15. Though the petitioners have relied on the circular (Ext. P3) in O.P. No. 8086/2002 it is unnecessary to consider the matter independently in view of the fact that the said circular is consistent with the view which I have already taken in the matter. For all these reasons the petitioners in all these cases are entitled to remit tax on quarterly basis as provided in Sections 3 and 4 read with the Schedule since they are regularly operating service of their vehicles in the State on the basis of permits issued by the Karnataka State authorities under Section 88(9) of the Motor Vehicles Act, 1988. Here, it is made clear that the petitioners are entitled to have the option either to pay tax as provided under the proviso to Sub-section (5) of Section 3 of the Act or to pay tax quarterly as provided under Section 4 of the Act. However that will depend on the facts and circum- stances of each case.

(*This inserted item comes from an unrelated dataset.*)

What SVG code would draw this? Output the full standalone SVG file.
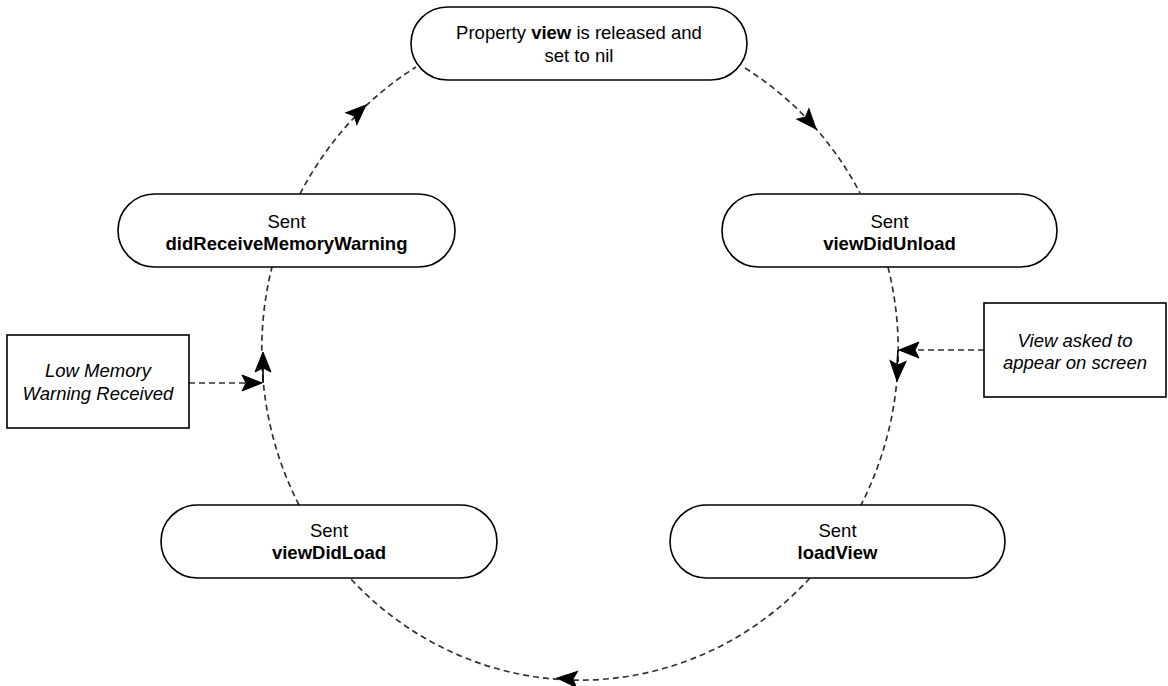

16. In O.P. No. 8086/2002 the petitioner wanted to pay tax as provided under the proviso to Sub-section (5) of Section 3. As already noted, this will have to be decided on the basis of the facts of the case, viz., whether the said vehicles are being operated only for a period less than 7 days or for a period exceeding 7 days but not more than 30 days. If the petitioner is insisting that the respondents must receive tax under the proviso to Sub-section (5) of Section 3 and not on quarterly basis then the petitioner has to declare the stay during each visit and based on that tax will be collected by the department.

These Writ Petitions are disposed of as above.